Uma imagem inspiradora: o Bom Pastor

O domingo 25 de abril, além de dia (este ano esquecido) de S. Marcos, e em Portugal memória da revolta que conduziu ao estabelecimento das instituições democráticas, girou na sua temática litúrgica em torno do Bom Pastor, como é comum aos três esquemas celebrativos do quarto domingo da Páscoa, o cap. 10.º do evangelho de S. João. Por isso também se lhe associou o tema das vocações na Igreja (em nosso entender, não apenas a vocações religiosas, mas igualmente as vocações laicais). Que também são Vocação.

Por M. Correia Fernandes

A figura do Bom Pastor nasce da prática tradicional dos povos orientais, em que a pastorícia era especial fonte de sobrevivência. Possui por isso uma forte carga ecológica, uma ligação à natureza e pode ler-se também na perspectiva das inquietações hodiernas do equilíbrio do planeta.

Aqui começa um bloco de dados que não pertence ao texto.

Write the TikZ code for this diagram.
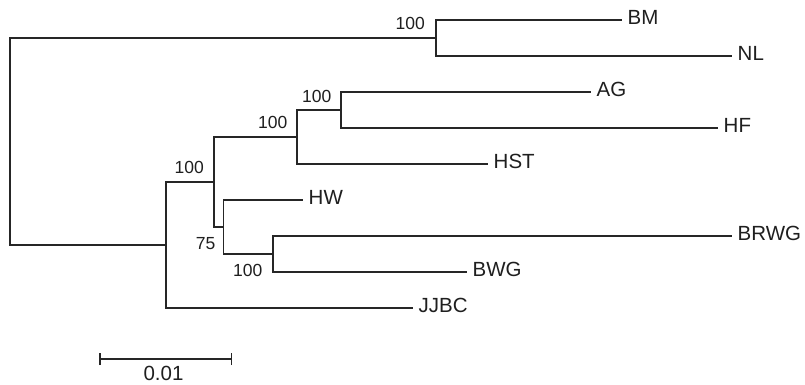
\documentclass[tikz,border=0pt]{standalone}
\usepackage{fontspec}
\setmainfont{Liberation Sans}
\begin{document}
\begin{tikzpicture}[x=1pt,y=-1pt,
  branch/.style={draw=black!85,line width=1.5pt},
  taxon/.style={anchor=base west,inner sep=0pt,text=black!88,font=\fontsize{20.5}{21}\selectfont},
  boot/.style={anchor=east,inner sep=0pt,text=black!88,font=\fontsize{17.5}{18}\selectfont},
  scalelab/.style={anchor=center,inner sep=0pt,text=black!88,font=\fontsize{20.5}{21}\selectfont}]
\useasboundingbox[fill=white] (0,0) rectangle (805,384);

% internal nodes
\coordinate (r)  at (10,141.5);
\coordinate (n1) at (436,38);
\coordinate (n2) at (166,245);
\coordinate (n3) at (214,182);
\coordinate (n4) at (297,137);
\coordinate (n5) at (341,110);
\coordinate (n6) at (223.5,227);
\coordinate (n7) at (273,254);

% branch tips
\coordinate (tBM)   at (622,20);
\coordinate (tNL)   at (732,56);
\coordinate (tAG)   at (591,92);
\coordinate (tHF)   at (718,128);
\coordinate (tHST)  at (488,164);
\coordinate (tHW)   at (303,200);
\coordinate (tBRWG) at (732,236);
\coordinate (tBWG)  at (467,272);
\coordinate (tJJBC) at (413,308);

% taxon labels
\tikzset{taxonat/.style={xshift=5.5pt,yshift=-4.8pt}}
\node[taxon] (BM)   at ([taxonat]tBM)   {BM};
\node[taxon] (NL)   at ([taxonat]tNL)   {NL};
\node[taxon] (AG)   at ([taxonat]tAG)   {AG};
\node[taxon] (HF)   at ([taxonat]tHF)   {HF};
\node[taxon] (HST)  at ([taxonat]tHST)  {HST};
\node[taxon] (HW)   at ([taxonat]tHW)   {HW};
\node[taxon] (BRWG) at ([taxonat]tBRWG) {BRWG};
\node[taxon] (BWG)  at ([taxonat]tBWG)  {BWG};
\node[taxon] (JJBC) at ([taxonat]tJJBC) {JJBC};

% branches
\path[branch] (r) |- (n1);
\path[branch] (r) |- (n2);
\path[branch] (n1) |- (tBM);
\path[branch] (n1) |- (tNL);
\path[branch] (n2) |- (n3);
\path[branch] (n2) |- (tJJBC);
\path[branch] (n3) |- (n4);
\path[branch] (n3) |- (n6);
\path[branch] (n4) |- (n5);
\path[branch] (n4) |- (tHST);
\path[branch] (n5) |- (tAG);
\path[branch] (n5) |- (tHF);
\path[branch] (n6) |- (tHW);
\path[branch] (n6) |- (n7);
\path[branch] (n7) |- (tBRWG);
\path[branch] (n7) |- (tBWG);

% bootstrap support
\node[boot] (b1) at (425,23.3)  {100};
\node[boot] (b5) at (331.5,96)  {100};
\node[boot] (b4) at (287.5,122.7) {100};
\node[boot] (b3) at (204,167.3) {100};
\node[boot] (b6) at (215.5,244) {75};
\node[boot] (b7) at (262.5,270.7) {100};

% scale bar
\coordinate (sL) at (100,359);
\coordinate (sR) at (231.7,359);
\path[branch] (sL) -- (sR);
\path[branch] ([yshift=-6pt]sL) -- ([yshift=6pt]sL);
\path[branch] ([yshift=-6pt]sR) -- ([yshift=6pt]sR);
\node[scalelab] (sc) at (163.5,373.3) {0.01};
\end{tikzpicture}
\end{document}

Importa reconhecer que, como assinala J. Ratzinger na obra “Jesus de Nazaré”, que a imagem do pastor figura em toda a literatura oriental como modelo de condução do povo. No Antigo testamento o pastor é o próprio Javé, pastor do seu povo, como todos reconhecemos do extraordinário poema universal que é “O Senhor é meu pastor”, cujo sentido contém, a um tempo, uma forte carga imagética, humanística e espiritual.

Na parábola de Jesus no Evangelho de S. João, uma das mais relevantes afirmações situa-se na relação entre o “conheço as minhas ovelhas” e o “elas conhecem-me”. Este sentido de reciprocidade entre o pastor que conduz e orienta, e as ovelhas que ouvem e assumem a responsabilidade de o conhecer e de o seguir traduz um dado essencial, sobretudo se tivermos em conta o sentido bíblico do “conhecer”, que exprime uma identificação total entre o sujeito e o seu objeto, o conhecer e o ser conhecido. O sentido pleno da parábola assenta sobretudo nesta proposta da reciprocidade, o que traduz um apelo à resposta decidida a essa proposta  de conhecimento.

Igualmente significativa é a menção de “outras ovelhas” que o pastor quer igualmente procurar, encontrar e introduzir no rebanho. Esta é uma dimensão da universalidade: o que o Messias procura não é apenas um grupo, ainda que escolhido, mas uma dimensão universal, porque todos são chamados e escolhidos. A sua tarefa de pastor é de chamar pelo nome e conduzir toda a humanidade.

Esta dimensão salvífica, lida na nossa história humana, encontra muitos e tristes escolhos, muitas distrações, muitos e desgraçados afastamentos. Mesmo aqueles, afastamentos ou rejeições, que surgem do entendimento mais profundo do espírito humano: os sábios, os investigadores, os que gerem os cordéis das civilizações, com as mais nobres intenções, quantas vezes circulam por caminhos centrados apenas nos esquemas das suas invenções ou entendimentos.

O mais trágico é que a ação humana se tenha centrado na força, na violência e no domínio: é todo o contrário da imagem do pastor; ela assenta na simplicidade, no encontro, na presença.

A imagem bucólica e campestre do Bom pastor constitui assim uma proposta de procura e de ambiente de paz. Contradiz toda a violência e toda a ambição. Encontra o seu sentido pleno na mensagem da ressurreição pascal: “A paz esteja convosco”.

A imagem e a parábola do Bom Pastor constitui por isso um paradigma de caminhos para a humanidade de hoje: o da natureza e da simplicidade, o do serviço e da procura, o do encontro e da edificação, o da redenção e da festa.

E mais que tudo, o sentido de que o mundo que nasce do Evangelho é de paz e reconciliação, é de entendimento e de esperança, é o da convivência fraterna que Jesus veio de novo propor. Retenha-se a mensagem de J. Ratzinger: “O Pastor que sai à procura da ovelha perdida é o próprio Verbo eterno, e a ovelha que ele põe aos ombros e amorosamente traz para casa, é a humanidade, é a natureza humana que Ele assumiu. Na encarnação traz para casa a ovelha tresmalhada –a humanidade – , traz-me também a mim”. (Jesus de Nazaré, 2003).

Quanto espaços e  tempos  teremos que percorrer para que possa ser alcançado?